[Begin Data rows]

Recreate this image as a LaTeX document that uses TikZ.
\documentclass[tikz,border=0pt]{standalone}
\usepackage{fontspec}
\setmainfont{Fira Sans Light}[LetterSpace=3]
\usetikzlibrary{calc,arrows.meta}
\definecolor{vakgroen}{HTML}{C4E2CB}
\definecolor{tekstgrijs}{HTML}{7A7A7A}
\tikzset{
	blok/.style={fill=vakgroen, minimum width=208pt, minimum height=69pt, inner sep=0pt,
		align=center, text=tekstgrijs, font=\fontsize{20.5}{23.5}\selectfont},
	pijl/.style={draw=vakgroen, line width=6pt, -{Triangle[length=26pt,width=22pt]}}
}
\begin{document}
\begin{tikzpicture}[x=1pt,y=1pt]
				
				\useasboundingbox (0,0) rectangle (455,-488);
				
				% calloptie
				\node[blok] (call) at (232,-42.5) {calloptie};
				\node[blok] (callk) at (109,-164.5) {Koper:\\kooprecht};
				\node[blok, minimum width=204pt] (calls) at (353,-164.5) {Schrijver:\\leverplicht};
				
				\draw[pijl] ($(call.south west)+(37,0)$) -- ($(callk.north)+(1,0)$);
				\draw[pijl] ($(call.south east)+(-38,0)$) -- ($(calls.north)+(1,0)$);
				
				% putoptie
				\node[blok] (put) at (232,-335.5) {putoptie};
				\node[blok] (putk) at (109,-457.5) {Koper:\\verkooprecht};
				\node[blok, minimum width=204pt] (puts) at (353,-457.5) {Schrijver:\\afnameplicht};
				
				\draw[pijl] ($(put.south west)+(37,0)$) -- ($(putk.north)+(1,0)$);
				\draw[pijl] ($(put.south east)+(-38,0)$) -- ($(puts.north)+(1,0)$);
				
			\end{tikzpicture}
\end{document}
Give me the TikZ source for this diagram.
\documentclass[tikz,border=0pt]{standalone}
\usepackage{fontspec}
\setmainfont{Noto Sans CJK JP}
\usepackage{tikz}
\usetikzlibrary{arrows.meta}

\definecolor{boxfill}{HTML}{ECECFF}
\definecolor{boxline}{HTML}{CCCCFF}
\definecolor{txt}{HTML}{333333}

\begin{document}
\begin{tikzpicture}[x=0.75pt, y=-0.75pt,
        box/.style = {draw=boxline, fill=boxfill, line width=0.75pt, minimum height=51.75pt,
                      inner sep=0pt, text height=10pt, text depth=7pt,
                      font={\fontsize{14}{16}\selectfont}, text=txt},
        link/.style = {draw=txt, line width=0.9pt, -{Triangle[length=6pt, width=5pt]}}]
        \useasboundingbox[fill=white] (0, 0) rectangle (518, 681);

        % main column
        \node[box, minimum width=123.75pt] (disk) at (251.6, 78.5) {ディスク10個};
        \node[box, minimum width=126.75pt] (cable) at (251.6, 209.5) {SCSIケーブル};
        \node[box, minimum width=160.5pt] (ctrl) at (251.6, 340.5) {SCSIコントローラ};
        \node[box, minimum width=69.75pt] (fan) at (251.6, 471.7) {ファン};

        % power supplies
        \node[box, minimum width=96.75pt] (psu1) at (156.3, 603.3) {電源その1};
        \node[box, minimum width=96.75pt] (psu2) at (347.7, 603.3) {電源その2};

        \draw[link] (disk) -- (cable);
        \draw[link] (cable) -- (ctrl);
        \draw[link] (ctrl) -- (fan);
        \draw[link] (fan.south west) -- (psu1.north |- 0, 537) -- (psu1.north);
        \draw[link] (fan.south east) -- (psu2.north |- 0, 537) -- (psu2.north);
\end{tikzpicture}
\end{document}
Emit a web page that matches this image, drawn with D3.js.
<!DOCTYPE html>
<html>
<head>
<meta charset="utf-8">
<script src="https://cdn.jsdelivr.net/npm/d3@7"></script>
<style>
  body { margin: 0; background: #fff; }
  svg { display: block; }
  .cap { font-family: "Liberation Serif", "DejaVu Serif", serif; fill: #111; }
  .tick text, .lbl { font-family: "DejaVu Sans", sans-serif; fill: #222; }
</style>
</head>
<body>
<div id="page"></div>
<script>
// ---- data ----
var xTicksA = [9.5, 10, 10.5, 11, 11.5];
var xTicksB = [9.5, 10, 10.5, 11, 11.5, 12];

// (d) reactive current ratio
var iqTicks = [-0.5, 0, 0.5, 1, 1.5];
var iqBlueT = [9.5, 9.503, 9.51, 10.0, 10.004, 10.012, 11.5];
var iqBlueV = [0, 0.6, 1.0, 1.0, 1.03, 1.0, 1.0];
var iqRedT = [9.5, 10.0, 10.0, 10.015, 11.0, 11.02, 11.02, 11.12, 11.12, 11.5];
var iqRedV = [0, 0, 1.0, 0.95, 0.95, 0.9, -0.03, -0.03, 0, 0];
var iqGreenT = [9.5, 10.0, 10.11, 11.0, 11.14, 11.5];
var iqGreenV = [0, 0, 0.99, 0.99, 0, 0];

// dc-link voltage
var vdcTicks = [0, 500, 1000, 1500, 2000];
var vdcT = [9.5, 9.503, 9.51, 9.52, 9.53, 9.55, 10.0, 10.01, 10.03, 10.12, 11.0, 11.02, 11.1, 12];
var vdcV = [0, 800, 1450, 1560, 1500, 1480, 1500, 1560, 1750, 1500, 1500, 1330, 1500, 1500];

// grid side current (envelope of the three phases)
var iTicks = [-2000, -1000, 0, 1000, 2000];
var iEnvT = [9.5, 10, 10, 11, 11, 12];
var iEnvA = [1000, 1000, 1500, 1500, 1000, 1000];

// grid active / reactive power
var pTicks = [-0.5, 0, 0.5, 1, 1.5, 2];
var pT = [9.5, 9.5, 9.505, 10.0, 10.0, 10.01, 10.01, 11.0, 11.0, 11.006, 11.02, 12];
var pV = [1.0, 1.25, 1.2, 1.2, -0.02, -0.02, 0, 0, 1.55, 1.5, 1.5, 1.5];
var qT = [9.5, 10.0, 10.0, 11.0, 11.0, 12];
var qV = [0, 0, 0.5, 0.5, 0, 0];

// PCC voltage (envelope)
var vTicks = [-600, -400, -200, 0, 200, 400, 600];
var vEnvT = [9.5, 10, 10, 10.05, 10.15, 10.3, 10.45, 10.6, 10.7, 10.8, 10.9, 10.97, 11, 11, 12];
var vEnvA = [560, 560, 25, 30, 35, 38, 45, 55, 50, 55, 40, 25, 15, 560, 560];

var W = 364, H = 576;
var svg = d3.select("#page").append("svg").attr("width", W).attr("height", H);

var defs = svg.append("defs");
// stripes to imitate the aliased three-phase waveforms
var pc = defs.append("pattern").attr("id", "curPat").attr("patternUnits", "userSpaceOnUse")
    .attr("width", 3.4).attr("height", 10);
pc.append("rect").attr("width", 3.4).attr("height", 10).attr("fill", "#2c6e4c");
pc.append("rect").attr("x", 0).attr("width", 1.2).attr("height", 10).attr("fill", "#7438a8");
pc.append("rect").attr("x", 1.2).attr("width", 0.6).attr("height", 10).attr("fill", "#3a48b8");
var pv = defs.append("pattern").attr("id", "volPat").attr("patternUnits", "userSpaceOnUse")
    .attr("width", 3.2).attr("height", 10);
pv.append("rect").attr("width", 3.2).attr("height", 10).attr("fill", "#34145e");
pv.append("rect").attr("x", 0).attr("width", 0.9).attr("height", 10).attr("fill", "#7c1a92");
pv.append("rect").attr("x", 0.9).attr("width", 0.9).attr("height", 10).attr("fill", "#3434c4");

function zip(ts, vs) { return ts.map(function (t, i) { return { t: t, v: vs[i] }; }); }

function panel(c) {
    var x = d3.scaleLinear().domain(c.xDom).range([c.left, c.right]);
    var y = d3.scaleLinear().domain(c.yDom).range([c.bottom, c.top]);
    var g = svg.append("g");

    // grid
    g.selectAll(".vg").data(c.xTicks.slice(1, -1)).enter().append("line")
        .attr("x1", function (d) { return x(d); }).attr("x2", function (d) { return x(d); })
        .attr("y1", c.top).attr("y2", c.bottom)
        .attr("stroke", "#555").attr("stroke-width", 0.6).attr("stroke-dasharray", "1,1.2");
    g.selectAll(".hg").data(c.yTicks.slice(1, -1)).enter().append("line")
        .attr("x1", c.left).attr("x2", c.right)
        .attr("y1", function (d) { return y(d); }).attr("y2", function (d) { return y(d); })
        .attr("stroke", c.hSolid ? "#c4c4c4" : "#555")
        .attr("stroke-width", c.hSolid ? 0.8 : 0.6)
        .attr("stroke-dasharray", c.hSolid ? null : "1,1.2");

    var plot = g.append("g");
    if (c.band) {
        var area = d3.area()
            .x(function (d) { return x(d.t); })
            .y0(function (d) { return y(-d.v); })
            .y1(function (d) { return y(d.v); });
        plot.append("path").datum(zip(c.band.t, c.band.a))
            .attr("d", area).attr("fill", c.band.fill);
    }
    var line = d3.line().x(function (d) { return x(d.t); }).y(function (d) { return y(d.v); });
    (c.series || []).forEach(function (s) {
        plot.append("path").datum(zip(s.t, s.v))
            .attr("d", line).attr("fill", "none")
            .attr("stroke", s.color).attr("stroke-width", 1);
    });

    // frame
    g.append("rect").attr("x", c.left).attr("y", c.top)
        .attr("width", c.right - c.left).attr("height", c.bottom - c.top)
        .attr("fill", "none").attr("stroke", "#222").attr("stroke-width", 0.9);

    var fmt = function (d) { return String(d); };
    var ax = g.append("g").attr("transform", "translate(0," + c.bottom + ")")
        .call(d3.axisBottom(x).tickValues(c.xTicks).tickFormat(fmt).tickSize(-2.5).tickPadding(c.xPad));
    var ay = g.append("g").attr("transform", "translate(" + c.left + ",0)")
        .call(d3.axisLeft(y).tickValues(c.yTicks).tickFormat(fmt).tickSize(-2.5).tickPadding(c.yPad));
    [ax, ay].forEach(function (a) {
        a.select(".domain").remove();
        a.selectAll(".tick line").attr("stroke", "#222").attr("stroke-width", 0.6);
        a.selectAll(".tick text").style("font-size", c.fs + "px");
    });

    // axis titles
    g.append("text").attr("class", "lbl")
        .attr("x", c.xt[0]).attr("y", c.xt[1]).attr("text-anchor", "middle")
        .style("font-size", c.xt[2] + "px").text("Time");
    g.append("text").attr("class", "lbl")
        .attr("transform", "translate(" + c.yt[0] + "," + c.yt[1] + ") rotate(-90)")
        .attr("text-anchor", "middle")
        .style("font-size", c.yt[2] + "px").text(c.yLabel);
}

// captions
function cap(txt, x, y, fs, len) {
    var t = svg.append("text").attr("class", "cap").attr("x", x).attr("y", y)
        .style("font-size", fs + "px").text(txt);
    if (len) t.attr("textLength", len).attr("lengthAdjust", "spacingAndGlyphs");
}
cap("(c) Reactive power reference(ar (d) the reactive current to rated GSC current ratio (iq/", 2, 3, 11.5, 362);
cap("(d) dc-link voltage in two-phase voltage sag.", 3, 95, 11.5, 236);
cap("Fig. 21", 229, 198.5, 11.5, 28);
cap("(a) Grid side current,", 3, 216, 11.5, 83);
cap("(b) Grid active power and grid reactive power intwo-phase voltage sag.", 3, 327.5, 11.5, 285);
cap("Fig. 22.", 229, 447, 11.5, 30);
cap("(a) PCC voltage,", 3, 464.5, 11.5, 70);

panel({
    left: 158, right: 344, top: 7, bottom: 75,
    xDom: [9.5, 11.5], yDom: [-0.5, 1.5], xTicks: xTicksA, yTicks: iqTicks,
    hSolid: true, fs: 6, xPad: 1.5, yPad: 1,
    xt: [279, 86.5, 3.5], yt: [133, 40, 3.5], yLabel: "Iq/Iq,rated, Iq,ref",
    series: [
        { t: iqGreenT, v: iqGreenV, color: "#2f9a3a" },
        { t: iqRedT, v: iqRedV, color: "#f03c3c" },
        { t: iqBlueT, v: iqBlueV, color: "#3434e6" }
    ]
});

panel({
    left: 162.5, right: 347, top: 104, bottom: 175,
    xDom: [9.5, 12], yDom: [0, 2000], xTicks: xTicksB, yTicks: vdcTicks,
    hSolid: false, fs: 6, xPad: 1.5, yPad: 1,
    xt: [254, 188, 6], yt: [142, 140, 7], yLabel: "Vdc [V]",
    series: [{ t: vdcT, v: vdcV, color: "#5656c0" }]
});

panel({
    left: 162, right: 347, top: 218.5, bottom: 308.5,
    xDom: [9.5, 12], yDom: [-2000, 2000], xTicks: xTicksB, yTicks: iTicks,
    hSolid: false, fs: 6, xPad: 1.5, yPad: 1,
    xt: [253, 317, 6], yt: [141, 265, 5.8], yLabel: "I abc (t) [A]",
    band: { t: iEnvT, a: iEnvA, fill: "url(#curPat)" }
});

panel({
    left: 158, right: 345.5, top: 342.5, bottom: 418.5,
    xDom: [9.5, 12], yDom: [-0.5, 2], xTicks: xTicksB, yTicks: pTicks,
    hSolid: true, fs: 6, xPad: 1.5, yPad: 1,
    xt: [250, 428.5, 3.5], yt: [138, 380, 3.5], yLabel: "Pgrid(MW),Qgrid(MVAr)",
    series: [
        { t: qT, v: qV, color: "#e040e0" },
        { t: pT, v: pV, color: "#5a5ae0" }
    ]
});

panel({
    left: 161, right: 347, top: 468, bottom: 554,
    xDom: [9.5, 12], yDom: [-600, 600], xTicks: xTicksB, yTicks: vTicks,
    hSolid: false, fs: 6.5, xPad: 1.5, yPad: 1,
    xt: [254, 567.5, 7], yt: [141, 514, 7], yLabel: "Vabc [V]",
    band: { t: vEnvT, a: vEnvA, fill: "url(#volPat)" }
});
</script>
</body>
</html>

[End Data rows]

## What is needed
Write out exactly, please, the lines beginning at the start of the material and ending with the line that holds "east)+(-38,0)$) -- ($(calls.north)+(1,0)$);", both included.

## Complete output
Recreate this image as a LaTeX document that uses TikZ.
\documentclass[tikz,border=0pt]{standalone}
\usepackage{fontspec}
\setmainfont{Fira Sans Light}[LetterSpace=3]
\usetikzlibrary{calc,arrows.meta}
\definecolor{vakgroen}{HTML}{C4E2CB}
\definecolor{tekstgrijs}{HTML}{7A7A7A}
\tikzset{
	blok/.style={fill=vakgroen, minimum width=208pt, minimum height=69pt, inner sep=0pt,
		align=center, text=tekstgrijs, font=\fontsize{20.5}{23.5}\selectfont},
	pijl/.style={draw=vakgroen, line width=6pt, -{Triangle[length=26pt,width=22pt]}}
}
\begin{document}
\begin{tikzpicture}[x=1pt,y=1pt]
				
				\useasboundingbox (0,0) rectangle (455,-488);
				
				% calloptie
				\node[blok] (call) at (232,-42.5) {calloptie};
				\node[blok] (callk) at (109,-164.5) {Koper:\\kooprecht};
				\node[blok, minimum width=204pt] (calls) at (353,-164.5) {Schrijver:\\leverplicht};
				
				\draw[pijl] ($(call.south west)+(37,0)$) -- ($(callk.north)+(1,0)$);
				\draw[pijl] ($(call.south east)+(-38,0)$) -- ($(calls.north)+(1,0)$);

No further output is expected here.